Sentado Robertson en la ventana de la sala, “aprovechando la suavidad de la noche otoñal en un clima cálido como aquel”, alrededor de las once de la noche ingresó un sirviente al que habían enviado a hacer una mandado, “espantado y fuera de sí, echó el pasador de la puerta de calle y entró”, alertando a los asistentes: “¡Vienen para acá, cierren la ventana!”. De pronto, un ruido de cadenas y cuatro o cinco faroles portados por unos individuos vestidos de negro, llevaban unos faroles formados en cuadrado y dentro un sujeto encadenados los pies “vestía una túnica blanca y arrastraba una gran cruz, atada con sogas a sus espaldas, cubierta la parte inferior del cuerpo con un vestido de muselina blanca, sucio y manchado de sangre. Las espaldas manaban sangre y se movía con dificultad por los pesados grillos que cargaba”. El individuo se azotaba con un látigo de muchas cuerdas que limpiaba en su túnica. Tres sujetos lo acompañaban, uno llevando una fuente con una esponja, un cacharro con agua y naranjas. Mientras tanto, pasaron otros grupos que habían hecho lo mismo, con individuos flagelados y al borde del desmayo.

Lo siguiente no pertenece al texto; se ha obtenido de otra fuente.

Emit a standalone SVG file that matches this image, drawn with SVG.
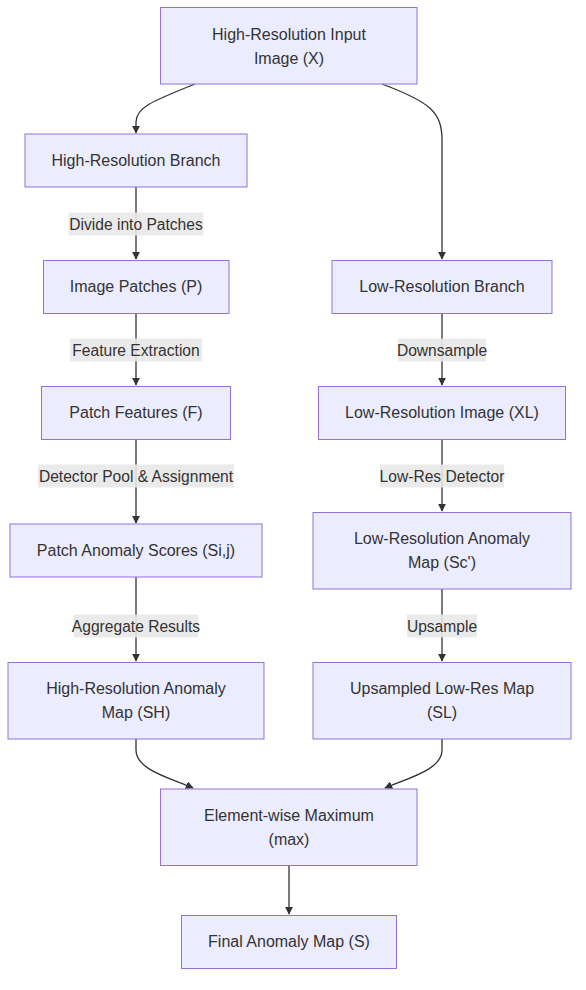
<svg xmlns="http://www.w3.org/2000/svg" width="586" height="990" viewBox="0 0 586 990">
<style>
.node rect{fill:#ECECFF;stroke:#9370DB;stroke-width:1px}
text{font-family:"Liberation Sans",Arial,sans-serif;font-size:16px;fill:#333;text-anchor:middle}
.lbl text{font-size:15.6px}
.edge{fill:none;stroke:#333;stroke-width:1.3px}
.lbl rect{fill:#e8e8e8;opacity:0.9}
</style>
<defs>
<marker id="arr" viewBox="0 0 10 10" refX="9" refY="5" markerWidth="8" markerHeight="8" markerUnits="userSpaceOnUse" orient="auto">
<path d="M0,0 L10,5 L0,10 z" fill="#333"/>
</marker>
</defs>
<rect width="586" height="990" fill="#fff"/>
<g id="edges">
<path class="edge" d="M195,84 C150,102 136,108 136,122 L136,133" marker-end="url(#arr)"/>
<path class="edge" d="M382,84 C430,102 442,112 442,140 L442,259" marker-end="url(#arr)"/>
<path class="edge" d="M136,187 L136,259" marker-end="url(#arr)"/>
<path class="edge" d="M136,313 L136,385" marker-end="url(#arr)"/>
<path class="edge" d="M136,439 L136,523" marker-end="url(#arr)"/>
<path class="edge" d="M136,577 L136,661" marker-end="url(#arr)"/>
<path class="edge" d="M442,313 L442,385" marker-end="url(#arr)"/>
<path class="edge" d="M442,439 L442,511" marker-end="url(#arr)"/>
<path class="edge" d="M442,589 L442,661" marker-end="url(#arr)"/>
<path class="edge" d="M136,739 L136,750 C136,770 170,778 193,788" marker-end="url(#arr)"/>
<path class="edge" d="M442,739 L442,750 C442,770 408,778 385,788" marker-end="url(#arr)"/>
<path class="edge" d="M289,865 L289,914" marker-end="url(#arr)"/>
<g class="lbl"><rect x="68.5" y="212.5" width="135" height="23"/><text x="136" y="229.5">Divide into Patches</text></g>
<g class="lbl"><rect x="70" y="338.5" width="132" height="23"/><text x="136" y="355.5">Feature Extraction</text></g>
<g class="lbl"><rect x="38" y="464.5" width="196" height="23"/><text x="136" y="481.5">Detector Pool &amp; Assignment</text></g>
<g class="lbl"><rect x="73.5" y="614.5" width="125" height="23"/><text x="136" y="631.5">Aggregate Results</text></g>
<g class="lbl"><rect x="398" y="338.5" width="88" height="23"/><text x="442" y="355.5">Downsample</text></g>
<g class="lbl"><rect x="380" y="464.5" width="124" height="23"/><text x="442" y="481.5">Low-Res Detector</text></g>
<g class="lbl"><rect x="407" y="614.5" width="70" height="23"/><text x="442" y="631.5">Upsample</text></g>
</g>
<g id="n-input" class="node"><rect x="160.5" y="7.5" width="256.5" height="76.5"/><text x="289" y="39.5">High-Resolution Input</text><text x="289" y="63.5">Image (X)</text></g>
<g id="n-hrbranch" class="node"><rect x="25" y="134" width="222" height="53"/><text x="136" y="166">High-Resolution Branch</text></g>
<g id="n-patches" class="node"><rect x="43.5" y="260.5" width="185.5" height="53"/><text x="136" y="292">Image Patches (P)</text></g>
<g id="n-features" class="node"><rect x="41.5" y="386.5" width="189" height="53"/><text x="136" y="418">Patch Features (F)</text></g>
<g id="n-scores" class="node"><rect x="10" y="524" width="252" height="53"/><text x="136" y="556">Patch Anomaly Scores (Si,j)</text></g>
<g id="n-hrmap" class="node"><rect x="8" y="662.5" width="256" height="76.5"/><text x="136" y="694">High-Resolution Anomaly</text><text x="136" y="718">Map (SH)</text></g>
<g id="n-lrbranch" class="node"><rect x="332" y="260.5" width="220" height="53"/><text x="442" y="292">Low-Resolution Branch</text></g>
<g id="n-lrimage" class="node"><rect x="318.5" y="386.5" width="247" height="53"/><text x="442" y="418">Low-Resolution Image (XL)</text></g>
<g id="n-lrmap" class="node"><rect x="313" y="512.5" width="258" height="76.5"/><text x="442" y="544">Low-Resolution Anomaly</text><text x="442" y="568">Map (Sc')</text></g>
<g id="n-upmap" class="node"><rect x="313" y="662.5" width="258" height="76.5"/><text x="442" y="694">Upsampled Low-Res Map</text><text x="442" y="718">(SL)</text></g>
<g id="n-max" class="node"><rect x="160.5" y="789" width="256.5" height="76.5"/><text x="289" y="821">Element-wise Maximum</text><text x="289" y="845">(max)</text></g>
<g id="n-final" class="node"><rect x="181.5" y="915.5" width="215" height="53"/><text x="289" y="947">Final Anomaly Map (S)</text></g>
</svg>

Todo esto impresiono vivamente a Robertson, que bien temprano al día siguiente pasó a la casa de su amigo Isidro Martínez, donde concurrió una señora “Doña Florinda”, que comenzó a comentar la procesión de los penitentes, ya que había servido la cena para ellos y para los padres, entre ellos fray José de la Quintana, que le comentó cuando le servía el postre que uno de los portadores de las antorchas debía mirar la casa de ellos porque “la vista de todo tenía que impresionarlo a Ud. y a su hermano”.
De allí en más Doña Florinda pasó a una serie de comentarios, sobre la forma en que habían comido penitentes y frailes, casi pantagruélicamente; “porque el espíritu está pronto pero la carne es débil” que les hizo ver que estaba “en la noche sombría de su aberración mental”. Robertson se fue a la casa de los parientes de la señora, “y en pocos minutos la pobre demente fue conducida al cuarto solitario donde acostumbraban encerrarla hasta que podía recuperar su razón”.
Así rescatamos unos días de Semana Santa en la ciudad de Corrientes, sirviéndonos de los Robertson, que como todos los viajeros siempre nos permite descubrir aspectos olvidados de la vida cotidiana.